### Direction
Reproduce the listing below in full and without alteration, apart from its pictures.

### Source excerpt
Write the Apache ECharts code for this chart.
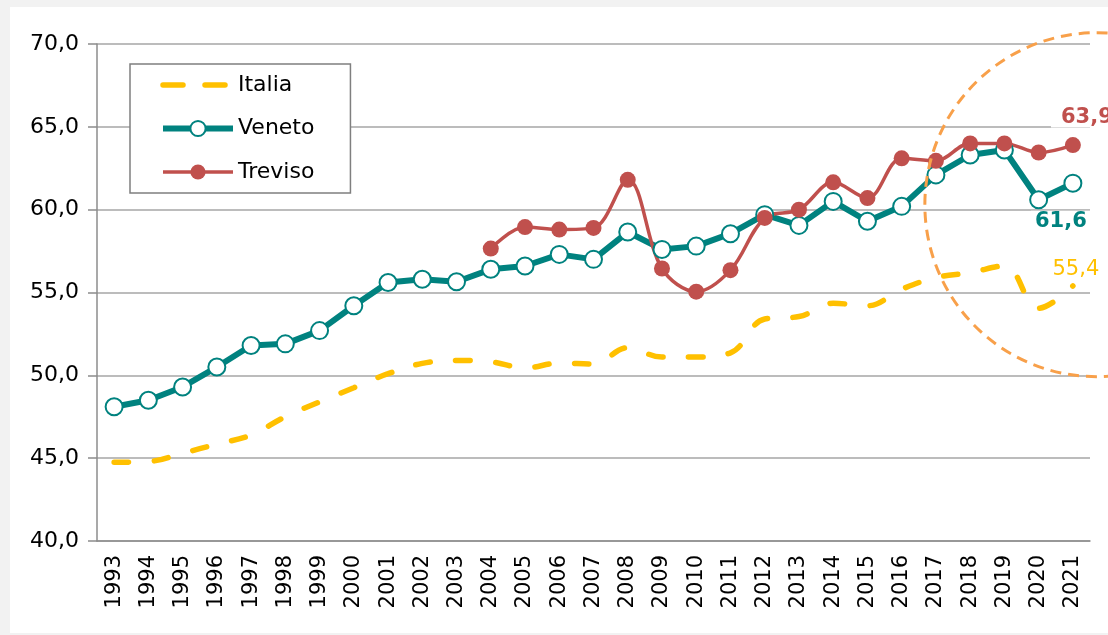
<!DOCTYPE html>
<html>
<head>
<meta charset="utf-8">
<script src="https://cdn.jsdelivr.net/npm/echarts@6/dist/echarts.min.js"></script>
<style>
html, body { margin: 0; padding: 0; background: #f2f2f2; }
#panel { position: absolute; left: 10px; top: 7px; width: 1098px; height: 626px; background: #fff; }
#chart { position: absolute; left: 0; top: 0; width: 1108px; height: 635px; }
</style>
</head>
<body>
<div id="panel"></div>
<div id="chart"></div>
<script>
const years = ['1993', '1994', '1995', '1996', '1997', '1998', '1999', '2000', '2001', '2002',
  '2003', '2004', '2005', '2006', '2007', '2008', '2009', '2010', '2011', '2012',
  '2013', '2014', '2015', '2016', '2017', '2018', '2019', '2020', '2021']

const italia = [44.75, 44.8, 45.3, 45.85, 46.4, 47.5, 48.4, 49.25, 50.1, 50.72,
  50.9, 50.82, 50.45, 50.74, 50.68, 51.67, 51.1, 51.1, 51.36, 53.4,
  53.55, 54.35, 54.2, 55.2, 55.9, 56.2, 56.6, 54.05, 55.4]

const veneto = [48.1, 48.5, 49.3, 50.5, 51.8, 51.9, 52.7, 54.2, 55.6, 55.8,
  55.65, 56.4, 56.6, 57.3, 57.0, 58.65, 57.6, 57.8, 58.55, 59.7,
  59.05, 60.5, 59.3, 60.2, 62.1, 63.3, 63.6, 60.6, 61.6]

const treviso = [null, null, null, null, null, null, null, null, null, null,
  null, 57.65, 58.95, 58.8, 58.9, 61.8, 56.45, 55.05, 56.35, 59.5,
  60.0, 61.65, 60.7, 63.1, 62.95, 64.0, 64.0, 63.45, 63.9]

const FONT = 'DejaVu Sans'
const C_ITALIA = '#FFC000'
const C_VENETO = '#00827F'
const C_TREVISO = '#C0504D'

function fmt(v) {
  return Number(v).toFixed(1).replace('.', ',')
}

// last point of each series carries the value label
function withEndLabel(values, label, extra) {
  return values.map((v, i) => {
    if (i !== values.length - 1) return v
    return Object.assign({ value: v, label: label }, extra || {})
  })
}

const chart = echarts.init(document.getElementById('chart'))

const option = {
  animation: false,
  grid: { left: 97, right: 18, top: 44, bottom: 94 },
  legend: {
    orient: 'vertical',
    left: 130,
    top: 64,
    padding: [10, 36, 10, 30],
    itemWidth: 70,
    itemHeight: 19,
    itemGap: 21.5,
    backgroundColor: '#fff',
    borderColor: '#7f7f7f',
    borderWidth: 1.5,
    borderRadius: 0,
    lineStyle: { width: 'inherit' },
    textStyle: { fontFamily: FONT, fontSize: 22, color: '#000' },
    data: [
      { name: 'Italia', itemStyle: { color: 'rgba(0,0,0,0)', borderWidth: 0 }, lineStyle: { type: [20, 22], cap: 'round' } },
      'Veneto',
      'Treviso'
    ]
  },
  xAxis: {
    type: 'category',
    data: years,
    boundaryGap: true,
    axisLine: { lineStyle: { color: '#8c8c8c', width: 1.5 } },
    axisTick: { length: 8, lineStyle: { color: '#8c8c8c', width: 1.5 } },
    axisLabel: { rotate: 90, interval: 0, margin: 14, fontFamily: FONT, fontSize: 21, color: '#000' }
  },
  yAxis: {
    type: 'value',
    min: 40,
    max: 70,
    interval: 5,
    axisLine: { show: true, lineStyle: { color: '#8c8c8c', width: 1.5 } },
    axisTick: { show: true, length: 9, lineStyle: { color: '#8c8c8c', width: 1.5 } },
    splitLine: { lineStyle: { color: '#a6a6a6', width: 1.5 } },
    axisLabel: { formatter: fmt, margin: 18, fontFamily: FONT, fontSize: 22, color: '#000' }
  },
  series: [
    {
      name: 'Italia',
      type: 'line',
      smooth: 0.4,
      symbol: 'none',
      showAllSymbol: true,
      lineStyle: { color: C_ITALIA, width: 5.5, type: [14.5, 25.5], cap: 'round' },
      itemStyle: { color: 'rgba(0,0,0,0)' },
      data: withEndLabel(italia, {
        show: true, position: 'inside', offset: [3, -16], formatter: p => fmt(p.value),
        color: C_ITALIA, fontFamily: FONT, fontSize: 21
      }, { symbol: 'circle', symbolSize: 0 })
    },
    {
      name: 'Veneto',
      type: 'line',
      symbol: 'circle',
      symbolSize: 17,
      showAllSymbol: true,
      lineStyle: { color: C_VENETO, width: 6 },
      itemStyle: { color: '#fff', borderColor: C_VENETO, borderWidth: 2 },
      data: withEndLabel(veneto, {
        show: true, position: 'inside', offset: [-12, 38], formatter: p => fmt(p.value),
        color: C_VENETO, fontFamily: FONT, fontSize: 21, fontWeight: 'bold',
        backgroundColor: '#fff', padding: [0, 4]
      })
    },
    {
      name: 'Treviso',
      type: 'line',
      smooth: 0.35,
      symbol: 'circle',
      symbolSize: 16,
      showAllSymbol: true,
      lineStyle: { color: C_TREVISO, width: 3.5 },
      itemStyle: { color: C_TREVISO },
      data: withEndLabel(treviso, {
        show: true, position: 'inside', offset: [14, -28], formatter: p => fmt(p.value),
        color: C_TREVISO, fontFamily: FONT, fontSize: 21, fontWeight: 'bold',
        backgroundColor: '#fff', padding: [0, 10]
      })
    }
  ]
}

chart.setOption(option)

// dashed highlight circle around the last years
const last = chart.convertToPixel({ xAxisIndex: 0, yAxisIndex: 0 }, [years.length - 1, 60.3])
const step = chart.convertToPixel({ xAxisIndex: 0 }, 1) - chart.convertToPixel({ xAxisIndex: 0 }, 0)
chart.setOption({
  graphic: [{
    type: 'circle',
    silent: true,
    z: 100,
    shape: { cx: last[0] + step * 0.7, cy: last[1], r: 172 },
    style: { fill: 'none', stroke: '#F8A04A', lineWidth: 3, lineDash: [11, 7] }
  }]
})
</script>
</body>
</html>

### Solved problem
Write the Apache ECharts code for this chart.
<!DOCTYPE html>
<html>
<head>
<meta charset="utf-8">
<script src="https://cdn.jsdelivr.net/npm/echarts@6/dist/echarts.min.js"></script>
<style>
html, body { margin: 0; padding: 0; background: #f2f2f2; }
#panel { position: absolute; left: 10px; top: 7px; width: 1098px; height: 626px; background: #fff; }
#chart { position: absolute; left: 0; top: 0; width: 1108px; height: 635px; }
</style>
</head>
<body>
<div id="panel"></div>
<div id="chart"></div>
<script>
const years = ['1993', '1994', '1995', '1996', '1997', '1998', '1999', '2000', '2001', '2002',
  '2003', '2004', '2005', '2006', '2007', '2008', '2009', '2010', '2011', '2012',
  '2013', '2014', '2015', '2016', '2017', '2018', '2019', '2020', '2021']

const italia = [44.75, 44.8, 45.3, 45.85, 46.4, 47.5, 48.4, 49.25, 50.1, 50.72,
  50.9, 50.82, 50.45, 50.74, 50.68, 51.67, 51.1, 51.1, 51.36, 53.4,
  53.55, 54.35, 54.2, 55.2, 55.9, 56.2, 56.6, 54.05, 55.4]

const veneto = [48.1, 48.5, 49.3, 50.5, 51.8, 51.9, 52.7, 54.2, 55.6, 55.8,
  55.65, 56.4, 56.6, 57.3, 57.0, 58.65, 57.6, 57.8, 58.55, 59.7,
  59.05, 60.5, 59.3, 60.2, 62.1, 63.3, 63.6, 60.6, 61.6]

const treviso = [null, null, null, null, null, null, null, null, null, null,
  null, 57.65, 58.95, 58.8, 58.9, 61.8, 56.45, 55.05, 56.35, 59.5,
  60.0, 61.65, 60.7, 63.1, 62.95, 64.0, 64.0, 63.45, 63.9]

const FONT = 'DejaVu Sans'
const C_ITALIA = '#FFC000'
const C_VENETO = '#00827F'
const C_TREVISO = '#C0504D'

function fmt(v) {
  return Number(v).toFixed(1).replace('.', ',')
}

// last point of each series carries the value label
function withEndLabel(values, label, extra) {
  return values.map((v, i) => {
    if (i !== values.length - 1) return v
    return Object.assign({ value: v, label: label }, extra || {})
  })
}

const chart = echarts.init(document.getElementById('chart'))

const option = {
  animation: false,
  grid: { left: 97, right: 18, top: 44, bottom: 94 },
  legend: {
    orient: 'vertical',
    left: 130,
    top: 64,
    padding: [10, 36, 10, 30],
    itemWidth: 70,
    itemHeight: 19,
    itemGap: 21.5,
    backgroundColor: '#fff',
    borderColor: '#7f7f7f',
    borderWidth: 1.5,
    borderRadius: 0,
    lineStyle: { width: 'inherit' },
    textStyle: { fontFamily: FONT, fontSize: 22, color: '#000' },
    data: [
      { name: 'Italia', itemStyle: { color: 'rgba(0,0,0,0)', borderWidth: 0 }, lineStyle: { type: [20, 22], cap: 'round' } },
      'Veneto',
      'Treviso'
    ]
  },
  xAxis: {
    type: 'category',
    data: years,
    boundaryGap: true,
    axisLine: { lineStyle: { color: '#8c8c8c', width: 1.5 } },
    axisTick: { length: 8, lineStyle: { color: '#8c8c8c', width: 1.5 } },
    axisLabel: { rotate: 90, interval: 0, margin: 14, fontFamily: FONT, fontSize: 21, color: '#000' }
  },
  yAxis: {
    type: 'value',
    min: 40,
    max: 70,
    interval: 5,
    axisLine: { show: true, lineStyle: { color: '#8c8c8c', width: 1.5 } },
    axisTick: { show: true, length: 9, lineStyle: { color: '#8c8c8c', width: 1.5 } },
    splitLine: { lineStyle: { color: '#a6a6a6', width: 1.5 } },
    axisLabel: { formatter: fmt, margin: 18, fontFamily: FONT, fontSize: 22, color: '#000' }
  },
  series: [
    {
      name: 'Italia',
      type: 'line',
      smooth: 0.4,
      symbol: 'none',
      showAllSymbol: true,
      lineStyle: { color: C_ITALIA, width: 5.5, type: [14.5, 25.5], cap: 'round' },
      itemStyle: { color: 'rgba(0,0,0,0)' },
      data: withEndLabel(italia, {
        show: true, position: 'inside', offset: [3, -16], formatter: p => fmt(p.value),
        color: C_ITALIA, fontFamily: FONT, fontSize: 21
      }, { symbol: 'circle', symbolSize: 0 })
    },
    {
      name: 'Veneto',
      type: 'line',
      symbol: 'circle',
      symbolSize: 17,
      showAllSymbol: true,
      lineStyle: { color: C_VENETO, width: 6 },
      itemStyle: { color: '#fff', borderColor: C_VENETO, borderWidth: 2 },
      data: withEndLabel(veneto, {
        show: true, position: 'inside', offset: [-12, 38], formatter: p => fmt(p.value),
        color: C_VENETO, fontFamily: FONT, fontSize: 21, fontWeight: 'bold',
        backgroundColor: '#fff', padding: [0, 4]
      })
    },
    {
      name: 'Treviso',
      type: 'line',
      smooth: 0.35,
      symbol: 'circle',
      symbolSize: 16,
      showAllSymbol: true,
      lineStyle: { color: C_TREVISO, width: 3.5 },
      itemStyle: { color: C_TREVISO },
      data: withEndLabel(treviso, {
        show: true, position: 'inside', offset: [14, -28], formatter: p => fmt(p.value),
        color: C_TREVISO, fontFamily: FONT, fontSize: 21, fontWeight: 'bold',
        backgroundColor: '#fff', padding: [0, 10]
      })
    }
  ]
}

chart.setOption(option)

// dashed highlight circle around the last years
const last = chart.convertToPixel({ xAxisIndex: 0, yAxisIndex: 0 }, [years.length - 1, 60.3])
const step = chart.convertToPixel({ xAxisIndex: 0 }, 1) - chart.convertToPixel({ xAxisIndex: 0 }, 0)
chart.setOption({
  graphic: [{
    type: 'circle',
    silent: true,
    z: 100,
    shape: { cx: last[0] + step * 0.7, cy: last[1], r: 172 },
    style: { fill: 'none', stroke: '#F8A04A', lineWidth: 3, lineDash: [11, 7] }
  }]
})
</script>
</body>
</html>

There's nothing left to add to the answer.